Identify the lines that include the word "chart", then copy all of them.

———

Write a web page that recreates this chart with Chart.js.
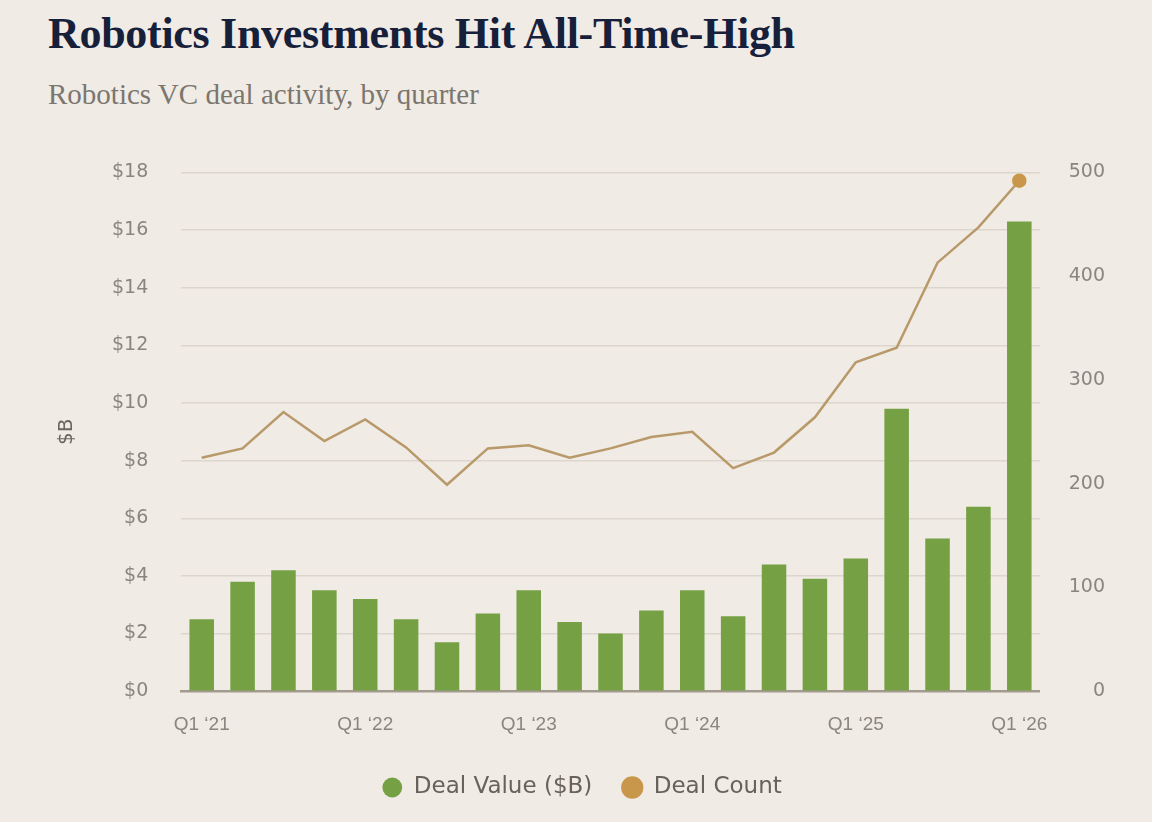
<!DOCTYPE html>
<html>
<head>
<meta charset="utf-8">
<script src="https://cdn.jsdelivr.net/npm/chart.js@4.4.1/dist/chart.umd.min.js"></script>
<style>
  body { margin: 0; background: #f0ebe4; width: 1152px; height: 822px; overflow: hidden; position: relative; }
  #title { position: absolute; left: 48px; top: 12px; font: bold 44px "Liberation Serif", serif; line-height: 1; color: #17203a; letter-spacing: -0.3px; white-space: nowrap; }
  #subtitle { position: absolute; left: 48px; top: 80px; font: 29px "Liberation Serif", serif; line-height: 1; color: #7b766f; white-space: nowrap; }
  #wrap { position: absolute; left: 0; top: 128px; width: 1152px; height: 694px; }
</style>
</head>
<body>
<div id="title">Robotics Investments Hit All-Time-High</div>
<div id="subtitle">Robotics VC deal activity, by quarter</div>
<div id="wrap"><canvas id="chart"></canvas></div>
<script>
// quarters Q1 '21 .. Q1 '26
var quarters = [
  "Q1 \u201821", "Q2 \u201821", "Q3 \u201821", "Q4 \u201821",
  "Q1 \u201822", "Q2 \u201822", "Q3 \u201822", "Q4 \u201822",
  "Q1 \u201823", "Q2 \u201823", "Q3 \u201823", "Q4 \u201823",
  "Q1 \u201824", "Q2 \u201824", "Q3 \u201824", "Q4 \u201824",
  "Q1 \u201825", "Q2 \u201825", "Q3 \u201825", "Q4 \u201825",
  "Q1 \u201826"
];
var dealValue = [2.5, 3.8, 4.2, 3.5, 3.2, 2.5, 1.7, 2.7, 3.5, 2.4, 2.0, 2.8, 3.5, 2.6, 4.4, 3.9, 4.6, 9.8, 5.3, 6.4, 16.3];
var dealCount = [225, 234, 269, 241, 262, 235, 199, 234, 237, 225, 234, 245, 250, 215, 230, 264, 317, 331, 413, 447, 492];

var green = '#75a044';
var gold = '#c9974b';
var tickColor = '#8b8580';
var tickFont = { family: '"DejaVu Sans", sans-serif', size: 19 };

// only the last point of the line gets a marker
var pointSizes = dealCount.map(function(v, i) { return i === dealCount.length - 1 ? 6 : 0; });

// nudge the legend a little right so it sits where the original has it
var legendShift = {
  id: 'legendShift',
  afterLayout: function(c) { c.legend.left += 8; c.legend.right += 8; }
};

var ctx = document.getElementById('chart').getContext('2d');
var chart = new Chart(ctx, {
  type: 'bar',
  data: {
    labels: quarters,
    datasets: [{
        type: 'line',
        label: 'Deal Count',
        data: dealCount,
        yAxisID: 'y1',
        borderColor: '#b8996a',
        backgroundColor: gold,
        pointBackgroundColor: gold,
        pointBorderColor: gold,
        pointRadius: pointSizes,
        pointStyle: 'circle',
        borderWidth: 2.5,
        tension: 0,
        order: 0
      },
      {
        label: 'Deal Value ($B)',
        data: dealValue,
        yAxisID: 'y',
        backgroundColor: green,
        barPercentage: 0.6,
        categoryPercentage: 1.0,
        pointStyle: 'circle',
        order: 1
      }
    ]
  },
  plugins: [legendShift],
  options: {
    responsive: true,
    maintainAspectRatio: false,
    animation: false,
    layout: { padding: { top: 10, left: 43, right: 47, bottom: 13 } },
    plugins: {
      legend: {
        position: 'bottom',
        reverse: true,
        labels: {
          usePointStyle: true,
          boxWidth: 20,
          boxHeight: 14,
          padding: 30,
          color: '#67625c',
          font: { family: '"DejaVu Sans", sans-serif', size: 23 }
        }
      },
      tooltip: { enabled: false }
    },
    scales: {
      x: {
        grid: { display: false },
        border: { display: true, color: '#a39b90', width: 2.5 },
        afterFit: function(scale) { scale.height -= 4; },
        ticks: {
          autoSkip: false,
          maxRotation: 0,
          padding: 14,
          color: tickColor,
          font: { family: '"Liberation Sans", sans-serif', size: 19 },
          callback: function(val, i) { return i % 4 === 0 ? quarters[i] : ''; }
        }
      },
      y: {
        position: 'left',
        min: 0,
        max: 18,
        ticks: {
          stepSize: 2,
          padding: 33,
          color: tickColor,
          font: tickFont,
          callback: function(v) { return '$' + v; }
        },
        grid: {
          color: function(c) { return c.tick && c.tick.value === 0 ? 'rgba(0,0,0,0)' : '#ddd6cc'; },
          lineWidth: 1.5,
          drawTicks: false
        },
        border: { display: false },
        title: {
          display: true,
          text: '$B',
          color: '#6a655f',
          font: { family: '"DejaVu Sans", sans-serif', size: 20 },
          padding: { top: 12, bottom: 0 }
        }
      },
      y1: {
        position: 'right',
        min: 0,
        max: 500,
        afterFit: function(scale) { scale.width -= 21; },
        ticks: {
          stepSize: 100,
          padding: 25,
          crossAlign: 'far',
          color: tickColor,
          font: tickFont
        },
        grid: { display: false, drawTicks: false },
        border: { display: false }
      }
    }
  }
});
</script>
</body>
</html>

———

▶ _Task output_:
Write a web page that recreates this chart with Chart.js.
<script src="https://cdn.jsdelivr.net/npm/chart.js@4.4.1/dist/chart.umd.min.js"></script>
<div id="wrap"><canvas id="chart"></canvas></div>
var ctx = document.getElementById('chart').getContext('2d');
var chart = new Chart(ctx, {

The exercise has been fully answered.